Anyway, there’s a lot of little Haydukes out there, each of them breathing life into the gospel on their own terms. Take Tim DeChristopher for instance. This econ major dropped a massive Hayduke on a Utah oil and gas auction being pushed by the Bush administration in December.
How’d he do it?
Instead of standing outside waving a stick with some paper on it, he went inside and waved a stick with some paper on it. In the process, DeChristopher inflated the price of over a dozen parcels and won 11 bids. He’s broke as balls, of course, and was summarily arrested on site. But the auction was tainted, corporations cried foul, and a judge put a hold on the whole thing. And after the election, Interior Secretary Ken Salazar nullified 77 of the leases from the auction while the rest remain under review.
Then there’s what happened to Dick Fuld. You might know Dick Fuld as the former CEO of Lehman Brothers, the of the most über-failed investment bank in U.S. history. I know him as the guy who got Hayduked-the-fuck-out by a Lehman employee. According to CNBC, Dick Fuld went to the corporate gym the day after Lehman had gone bankrupt, got on a treadmill and was subsequently knocked to the mat by a shot to the jaw. Whoever did that is a goddamn hero; he got in there, got his hands dirty and took one for the team.
Or how about Bruce Marks.
He runs a nonprofit called the Neighborhood Assistance Corporation of America that makes loans to low-income families and helps people in foreclosure keep their homes. Marks pulls major Haydukage. The guy camps on the lawns of bank CEO’s with hundreds of people, breaks into their country clubs, protests outside their kids‘ schools and exposes their extramarital activities. Not only that, over the years he’s managed to actually do business with banks and has access (for now) to over $6 billion from Bank of America for making loans to low-income families.

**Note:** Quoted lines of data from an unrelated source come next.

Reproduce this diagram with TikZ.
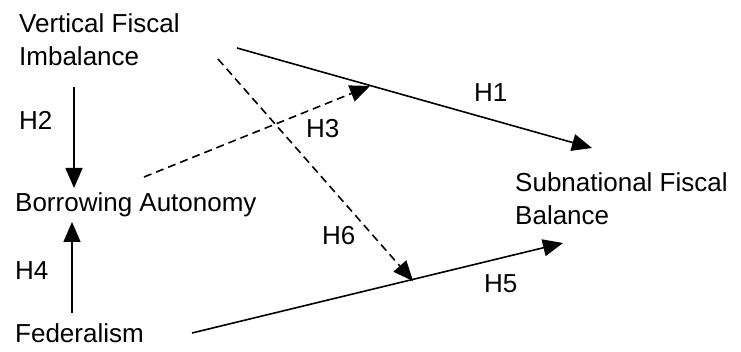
\documentclass[tikz,border=0pt]{standalone}
\usepackage{fontspec}
\setmainfont{Liberation Sans}
\usetikzlibrary{arrows.meta}
\begin{document}
\begin{tikzpicture}[x=1pt,y=-1pt,
  lbl/.style={anchor=base west,inner sep=0pt,align=left,font=\fontsize{26}{33.5}\selectfont},
  conn/.style={line width=1.6pt,-{Triangle[length=20pt,width=17pt]}},
  dconn/.style={conn,dash pattern=on 8pt off 5pt}]
\useasboundingbox (0,0) rectangle (741,352);
\node[lbl] (vfi) at (19,66) {Vertical Fiscal\\Imbalance};
\node[lbl] (ba) at (15,212) {Borrowing Autonomy};
\node[lbl] (fed) at (15,342) {Federalism};
\node[lbl] (sfb) at (515,225) {Subnational Fiscal\\Balance};
\node[lbl] (h1) at (474,102) {H1};
\node[lbl] (h2) at (19,130) {H2};
\node[lbl] (h3) at (306,138) {H3};
\node[lbl] (h4) at (15,280) {H4};
\node[lbl] (h5) at (484,293) {H5};
\node[lbl] (h6) at (322,245) {H6};
% connector end points
\coordinate (h1s) at (237,48);
\coordinate (h1e) at (592,148);
\coordinate (h5s) at (192,333);
\coordinate (h5e) at (563,243);
\coordinate (h2s) at (74,87);
\coordinate (h2e) at (74,188);
\coordinate (h4s) at (72,313);
\coordinate (h4e) at (72,222);
\coordinate (h3s) at (144,177);
\coordinate (h3e) at (370,86);
\coordinate (h6s) at (218,59);
\coordinate (h6e) at (413,281);
\draw[conn] (h1s) -- (h1e);
\draw[conn] (h5s) -- (h5e);
\draw[conn] (h2s) -- (h2e);
\draw[conn] (h4s) -- (h4e);
\draw[dconn] (h3s) -- (h3e);
\draw[dconn] (h6s) -- (h6e);
\end{tikzpicture}
\end{document}
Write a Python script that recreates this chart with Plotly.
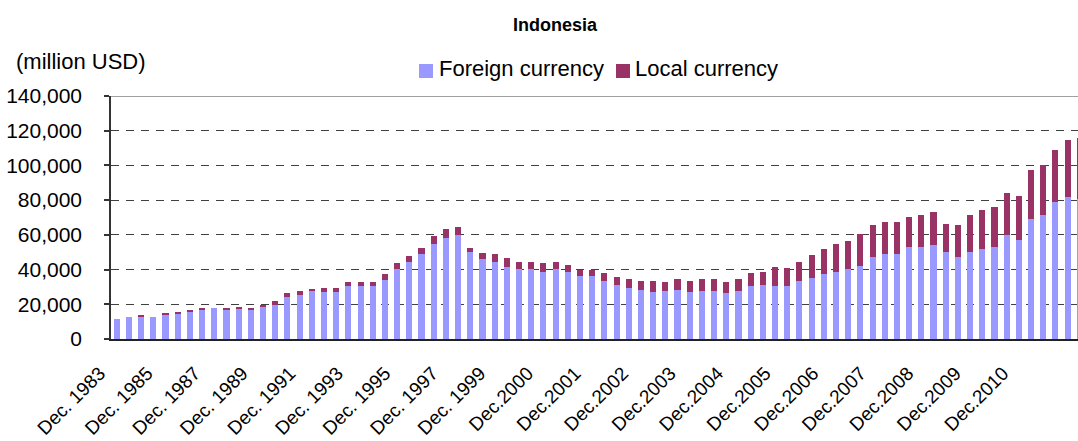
import plotly.graph_objects as go

# Periods: semi-annual Dec.1983 .. Dec.1999, then quarterly Mar.2000 .. Sep.2011
categories = (
    ["Dec. 1983"]
    + [f"{m}. {y}" for y in range(1984, 2000) for m in ("Jun", "Dec")]
    + [f"{m}.{y}" for y in range(2000, 2011) for m in ("Mar", "Jun", "Sep", "Dec")]
    + ["Mar.2011", "Jun.2011", "Sep.2011"]
)

foreign_currency = [
    11500, 12700, 12700, 12700, 13800, 14400, 15600, 16700, 17900, 16700, 17300, 16700, 18400,
    19600, 24200, 25400, 27700, 27100, 27100, 30500, 30500, 30500, 34000, 40300,
    44400, 49000, 54800, 58200, 59900, 50100, 46100, 44400, 41500,
    40300, 40300, 38600, 40300, 38600, 36300, 36300,
    33400, 31100, 29400, 28200, 27100, 27700, 28200, 27100, 27700, 27700, 26500, 27700, 30500,
    31100, 30500, 30500, 33400, 35200, 37500, 38600, 40300, 42100, 47300, 49000, 49000, 53000,
    53000, 54200, 50100, 47300, 50100, 51900, 53000, 59900, 57100, 69200, 71500, 79000, 81800, 80700,
]

local_currency = [
    0, 0, 1100, 0, 1200, 1200, 1100, 1200, 0, 1200, 1100, 1200, 1200,
    2300, 2300, 2300, 1100, 2300, 2300, 2400, 2400, 2400, 3500, 3500,
    3400, 3500, 4600, 5200, 4700, 2400, 3500, 4600, 5200,
    4100, 4100, 5200, 4100, 4100, 3500, 3500,
    4600, 4600, 5200, 5200, 6300, 5200, 6400, 6300, 6900, 6900, 6400, 6900, 7500,
    7500, 11000, 10400, 11000, 13200, 14400, 16200, 16200, 18400, 18400, 18400, 18400, 17300,
    18500, 19000, 16200, 18400, 21400, 22500, 23100, 24300, 25300, 28200, 28800, 29900, 32900, 35200,
]

series_names = ["Foreign currency", "Local currency"]
series_colors = ["#9999FF", "#993366"]

y_ticks = [0, 20000, 40000, 60000, 80000, 100000, 120000, 140000]
y_tick_labels = ["0", "20,000", "40,000", "60,000", "80,000", "100,000", "120,000", "140,000"]
x_tick_labels = [
    "Dec. 1983", "Dec. 1985", "Dec. 1987", "Dec. 1989", "Dec. 1991", "Dec. 1993",
    "Dec. 1995", "Dec. 1997", "Dec. 1999", "Dec.2000", "Dec.2001", "Dec.2002",
    "Dec.2003", "Dec.2004", "Dec.2005", "Dec.2006", "Dec.2007", "Dec.2008",
    "Dec.2009", "Dec.2010",
]
LABEL_STEP = 3.9  # label spacing on the category axis, as laid out in the source chart

FONT = "Arial, Liberation Sans, sans-serif"
W, H = 1078, 441
L, R, T, B = 111, 0, 96, 102
PW, PH = W - L - R, H - T - B


def px_x(x):
    return (x - L) / PW


def px_y(y):
    return (H - B - y) / PH


fig = go.Figure()
fig.add_trace(go.Bar(x=categories, y=foreign_currency, name=series_names[0],
                     marker=dict(color=series_colors[0], line=dict(width=0)), showlegend=False))
fig.add_trace(go.Bar(x=categories, y=local_currency, name=series_names[1],
                     marker=dict(color=series_colors[1], line=dict(width=0)), showlegend=False))

fig.update_layout(
    barmode="stack",
    bargap=0.5,
    width=W, height=H,
    margin=dict(l=L, r=R, t=T, b=B, autoexpand=False),
    paper_bgcolor="white", plot_bgcolor="white",
    font=dict(family=FONT, color="black", size=20),
    title=dict(text="<b>Indonesia</b>", x=555/W, xanchor="center",
               y=1 - 25/H, yanchor="middle", font=dict(size=18, family=FONT)),
    xaxis=dict(
        type="category",
        automargin=False,
        range=[-0.47, 78.85],
        tickmode="array",
        tickvals=[k * LABEL_STEP for k in range(len(x_tick_labels))],
        ticktext=x_tick_labels,
        tickangle=-45,
        tickfont=dict(size=19),
        ticks="outside", ticklen=0,
        ticklabelstandoff=14,
        ticklabelshift=-17,
        showgrid=False,
        showline=True, linecolor="#222222", linewidth=1.5,
        zeroline=False,
    ),
    yaxis=dict(
        automargin=False,
        range=[0, 140000],
        tickmode="array", tickvals=y_ticks, ticktext=y_tick_labels,
        tickfont=dict(size=21),
        ticks="outside", ticklen=5, tickcolor="#333333", tickwidth=1.5,
        ticklabelstandoff=18,
        showgrid=True, gridcolor="#404040", gridwidth=1, griddash="8px,7px",
        showline=True, linecolor="#333333", linewidth=1.5,
        zeroline=False,
    ),
)

# solid light-grey frame line at the top of the plot area
fig.add_shape(type="line", xref="paper", yref="y", x0=0, x1=1, y0=140000, y1=140000,
              line=dict(color="#A0A0A0", width=2), layer="above")

fig.add_annotation(text="(million USD)", xref="paper", yref="paper",
                   x=px_x(14), xanchor="left", y=px_y(61), yanchor="middle",
                   showarrow=False, font=dict(size=22, family=FONT))

# legend (square key + label)
legend_keys = [(419, 439), (616, 635)]
for (kx, tx), name, col in zip(legend_keys, series_names, series_colors):
    fig.add_shape(type="rect", xref="paper", yref="paper",
                  x0=px_x(kx), x1=px_x(kx + 14), y0=px_y(78), y1=px_y(64),
                  fillcolor=col, line=dict(width=0), layer="above")
    fig.add_annotation(text=name, xref="paper", yref="paper",
                       x=px_x(tx - 2), xanchor="left", y=px_y(68), yanchor="middle",
                       showarrow=False, font=dict(size=22, family=FONT))

fig.write_html(
    "out.html",
    config={"displayModeBar": False},
    post_script="document.body.style.margin='0';document.body.style.overflow='hidden';",
)
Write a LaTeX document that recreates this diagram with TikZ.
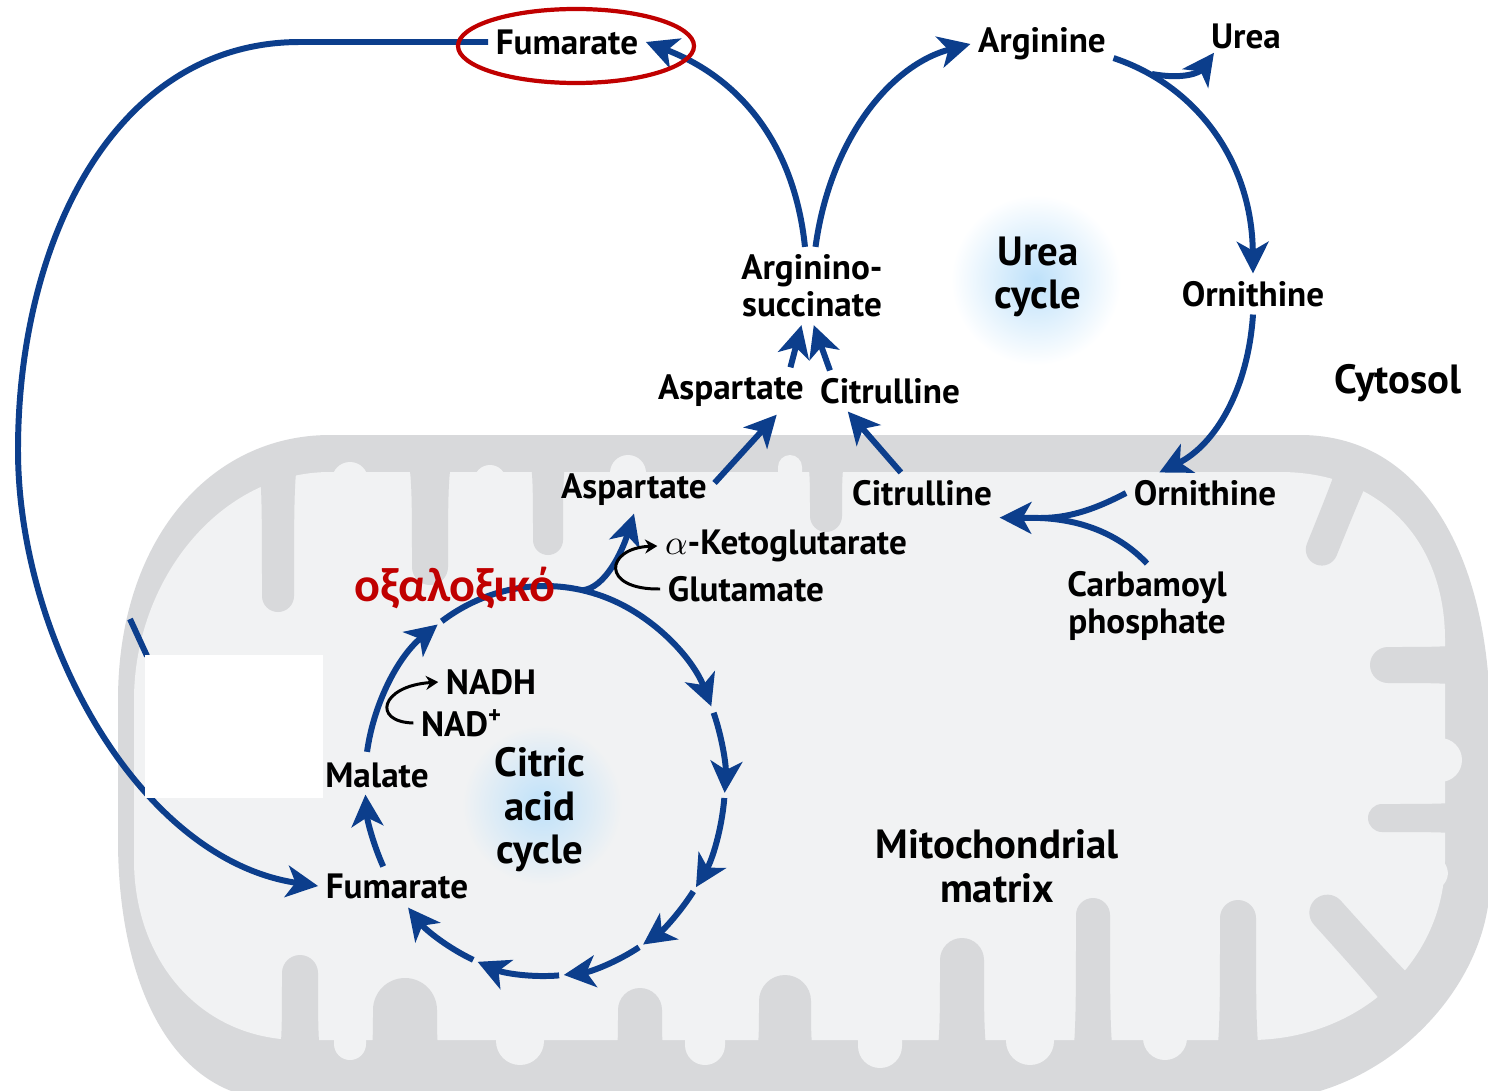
\documentclass[tikz,border=0pt]{standalone}
\usepackage{fontspec}
\setmainfont{PT Sans}
\newfontfamily\greekfont{Carlito}[Script=Greek]
\usetikzlibrary{arrows.meta}
\pgfdeclarelayer{cell}
\pgfdeclarelayer{paths}
\pgfsetlayers{cell,paths,main}
\definecolor{flowblue}{RGB}{12,62,140}
\definecolor{membrane}{RGB}{216,217,219}
\definecolor{matrixgray}{RGB}{241,242,243}
\definecolor{glowblue}{RGB}{190,225,250}
\definecolor{oxred}{RGB}{192,0,0}
% tongue shaped fold: length / half width at the tip
\newcommand\tonguepath[2]{(-1.5*#2,0) .. controls (-#2,0) and (-#2,0.3*#1) .. (-#2,#1)
  arc [start angle=180, end angle=0, radius=#2] .. controls (#2,0.3*#1) and (#2,0) .. (1.5*#2,0) -- cycle}
\tikzset{
  met/.style={font=\fontsize{10}{10.6}\selectfont\bfseries, inner sep=2pt, align=center},
  big/.style={font=\fontsize{11.6}{12.4}\selectfont\bfseries, inner sep=2pt, align=center},
  flow/.style={draw=flowblue, line width=1.7pt, -{Stealth[length=9pt,width=9pt,inset=2.5pt]}},
  flowline/.style={draw=flowblue, line width=1.7pt},
  side/.style={draw=black, line width=0.85pt, -{Stealth[length=3.5pt,width=4pt]}},
  pics/crista/.style args={#1/#2}{code={\fill[membrane] \tonguepath{#1}{#2};}},
  pics/bulge/.style args={#1/#2}{code={\fill[matrixgray] \tonguepath{#1}{#2};}},
}
\begin{document}
\begin{tikzpicture}[x=0.01cm, y=-0.01cm]
\useasboundingbox (0,0) rectangle (1488,1091);
\begin{pgfonlayer}{cell}
  \fill[white] (0,0) rectangle (1488,1091);
  % mitochondrion: outer membrane, matrix, folds
  \fill[membrane] (330,435) -- (1300,435) .. controls (1430,435) and (1490,570) .. (1490,720) -- (1490,880)
    .. controls (1490,990) and (1380,1100) .. (1260,1100) -- (280,1100) .. controls (170,1100) and (118,980) .. (118,840)
    -- (118,700) .. controls (118,540) and (210,435) .. (330,435) -- cycle;
  \fill[matrixgray] (330,472) -- (1280,472) .. controls (1380,472) and (1445,540) .. (1445,640) -- (1445,860)
    .. controls (1445,960) and (1360,1040) .. (1250,1040) -- (300,1040) .. controls (200,1040) and (134,960) .. (134,860)
    -- (134,700) .. controls (134,580) and (220,472) .. (330,472) -- cycle;
  \foreach \px/\py/\rot/\len/\hw in {350/490/180/10/18, 490/490/180/9/16, 628/490/180/17/18, 790/490/180/23/12,
      1385/600/143/35/15, 1420/760/90/20/22, 1405/860/63/29/17,
      350/1020/0/24/16, 520/1020/0/21/24, 705/1020/0/25/20, 880/1020/0/26/22, 1030/1020/0/21/24, 1165/1020/0/18/22}
    \pic[rotate=\rot] at (\px,\py) {bulge=\len/\hw};
  \foreach \px/\py/\rot/\len/\hw in {278/455/0/141/16, 430/455/0/112/18, 548/455/0/85/15, 826/455/0/61/16,
      1360/455/-22/102/16, 1470/665/-90/82/18, 1470/818/-90/88/14, 1415/1010/-138/131/18,
      1238/1065/180/147/18, 1093/1065/180/150/17, 962/1065/180/105/22, 785/1065/180/64/26,
      640/1065/180/55/22, 405/1065/180/55/32, 300/1065/180/92/18}
    \pic[rotate=\rot] at (\px,\py) {crista=\len/\hw};
  \shade[inner color=glowblue, outer color=white] (1036,280) circle [radius=85];
  \shade[inner color=glowblue, outer color=matrixgray] (542,805) circle [radius=80];
\end{pgfonlayer}

\node[met] (fumTop) at (567,42) {Fumarate};
\node[met] (argsucc) at (812,286) {Arginino-\\succinate};
\node[met] (arg) at (1042,44) {Arginine};
\node[met] (urea) at (1246,36) {Urea};
\node[met] (ornC) at (1253,294) {Ornithine};
\node[big] (cytosol) at (1398,383) {Cytosol};
\node[big] (ureaCycle) at (1038,277) {Urea\\cycle};
\node[met] (aspC) at (731,391) {Aspartate};
\node[met] (citC) at (890,391) {Citrulline};
\node[met] (aspM) at (634,490) {Aspartate};
\node[met] (citM) at (922,493) {Citrulline};
\node[met] (ornM) at (1205,493) {Ornithine};
\node[met] (carb) at (1147,606) {Carbamoyl\\phosphate};
\node[met] (akg) at (786,546) {$\alpha$-Ketoglutarate};
\node[met] (glu) at (746,589) {Glutamate};
\node[font=\greekfont\fontsize{13.7}{14}\selectfont\bfseries, text=oxred, inner sep=2pt] (oxa) at (455,588) {οξαλοξικό};
\node[met] (nadh) at (491,682) {NADH};
\node[met] (nad) at (462,723) {NAD\textsuperscript{+}};
\node[met] (malate) at (377,775) {Malate};
\node[met] (fumM) at (397,886) {Fumarate};
\node[big] (citric) at (540,810) {Citric\\acid\\cycle};
\node[big] (matrix) at (997,866) {Mitochondrial\\matrix};
\coordinate (krebs) at (545,781);
\coordinate (ureaFork) at (1152,74);
\coordinate (cpFork) at (1040,518);

\draw[oxred, line width=1.2pt] (fumTop.center) ++(9,4) ellipse [x radius=118, y radius=37];

\begin{pgfonlayer}{paths}
  % urea cycle
  \draw[flow] ([xshift=-2pt]argsucc.north) .. controls (795,150) and (745,80) .. (fumTop.east);
  \draw[flow] ([xshift=1pt]argsucc.north) .. controls (830,140) and (890,65) .. (arg.west);
  \draw[flow] ([yshift=-4pt]arg.east) .. controls (1195,85) and (1252,160) .. (ornC.north);
  \draw[flow] (ureaFork) .. controls (1185,80) and (1200,72) .. ([xshift=3pt,yshift=1pt]urea.south west);
  \draw[flow] (ornC.south) .. controls (1248,390) and (1215,445) .. ([xshift=-13pt]ornM.north);
  \draw[flow] (ornM.west) .. controls (1090,512) and (1065,518) .. (cpFork) -- ([yshift=-7pt]citM.east);
  \draw[flowline] (carb.north) .. controls (1125,540) and (1090,520) .. (cpFork);
  \draw[flow] ([xshift=-6pt]citM.north) -- ([xshift=-12pt]citC.south);
  \draw[flow] ([yshift=2pt]aspM.east) -- ([xshift=13pt]aspC.south);
  \draw[flow] ([xshift=-6pt]aspC.north east) -- ([xshift=-3pt]argsucc.south);
  \draw[flow] ([xshift=5pt]citC.north west) -- ([xshift=0.5pt]argsucc.south);
  % fumarate back into the matrix
  \draw[flow] (fumTop.west) -- (300,42) .. controls (115,42) and (18,240) .. (18,450)
    .. controls (18,640) and (140,860) .. (fumM.west);
  \draw[flowline] (130,619) -- (147,656);
  \fill[white] (145,655) rectangle (323,798);
  % citric acid cycle
  \foreach \a/\b in {154/176, 188.6/233.4, 235/337.5, 339.5/363.5, 365/393, 394.5/417, 418.5/444, 445.5/472, 473.5/499.5}
    \draw[flow] (krebs) ++(\a:180 and 195) arc [start angle=\a, end angle=\b, x radius=180, y radius=195];
  \draw[flow] (krebs) ++(-78:180 and 195) .. controls (605,588) and (622,552) .. (aspM.south);
  \draw[side] (glu.west) .. controls (600,590) and (605,548) .. (akg.west);
  \draw[side] (nad.west) .. controls (372,722) and (380,686) .. (nadh.west);
\end{pgfonlayer}
\end{tikzpicture}
\end{document}
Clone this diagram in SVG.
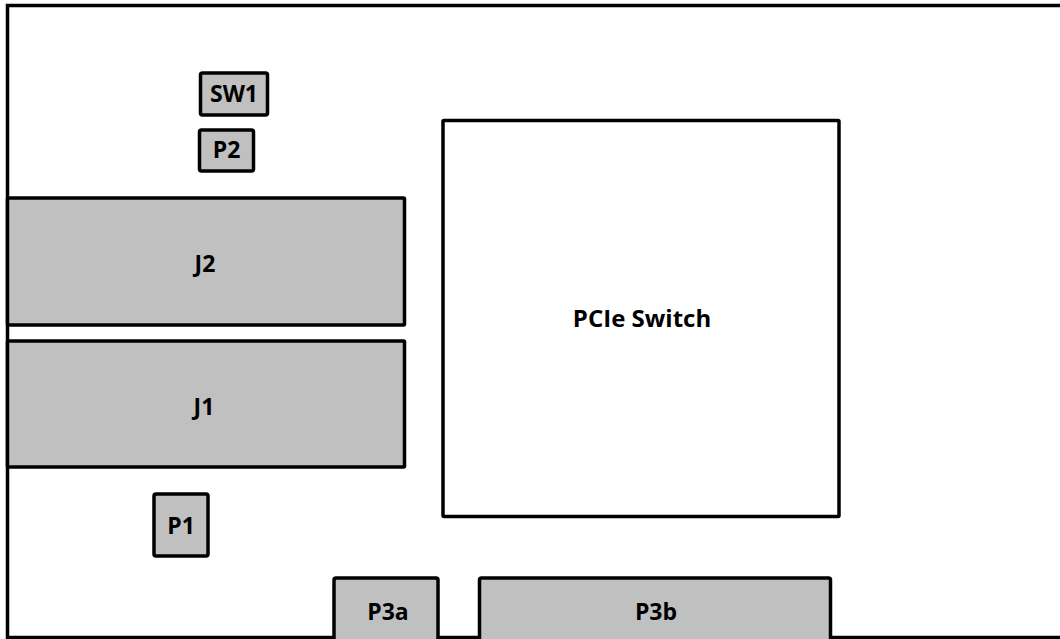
<svg xmlns="http://www.w3.org/2000/svg" width="1060" height="639" viewBox="0 0 1060 639">
<style>
.box{fill:#c0c0c0;stroke:#000;stroke-width:3.5}
.wbox{fill:#fff;stroke:#000;stroke-width:3.5}
.lbl{font-family:"Open Sans","Noto Sans","Liberation Sans",sans-serif;font-weight:bold;font-size:23px;fill:#000;text-anchor:middle}
</style>
<rect width="1060" height="639" fill="#fff"/>
<g id="board"><rect x="7.5" y="5.5" width="1100" height="632" fill="#fff" stroke="#000" stroke-width="3.5"/></g>
<g id="connectors"></g>
<g id="SW1"><rect class="box" x="200.5" y="73" width="67" height="42" rx="2"/><text class="lbl" x="234" y="101.5">SW1</text></g>
<g id="P2"><rect class="box" x="199.5" y="130" width="54" height="41" rx="2"/><text class="lbl" x="226.5" y="158">P2</text></g>
<g id="J2"><rect class="box" x="7.5" y="198" width="397" height="127" rx="1"/><text class="lbl" x="205" y="272">J2</text></g>
<g id="J1"><rect class="box" x="7.5" y="341" width="397" height="126" rx="1"/><text class="lbl" x="204" y="415">J1</text></g>
<g id="PCIe"><rect class="wbox" x="443" y="120.5" width="396" height="396" rx="1"/><text class="lbl" x="642" y="326.5" style="font-size:24px">PCIe Switch</text></g>
<g id="P1"><rect class="box" x="154" y="494" width="54" height="62" rx="2"/><text class="lbl" x="181" y="534">P1</text></g>
<g id="P3a"><rect class="box" x="334" y="578" width="104" height="80" rx="2"/><text class="lbl" x="388" y="620">P3a</text></g>
<g id="P3b"><rect class="box" x="479.5" y="578" width="351" height="80" rx="2"/><text class="lbl" x="656" y="620">P3b</text></g>
</svg>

Since Obama and Geithner don’t seem too keen on helping those families, he’s just begun a tour of New York and Connecticut to rain hellfire and bullhorns on the likes of Morgan Stanley CEO John Mack to get them to modify the same loans that Obama and Geithner want to use our money to overpay for.
What these stories tell me, above all, is that if we want to affect change our best bet is to engage in highly targeted acts of vigilantism, direct action and civil disobedience. We need more Cindy Sheehans, Army Specialists like Thomas Wilson (“Hey Rummy, why don’t we have armored vehicles?“) and shoe throwing reporters.
What we need are more George Haydukes.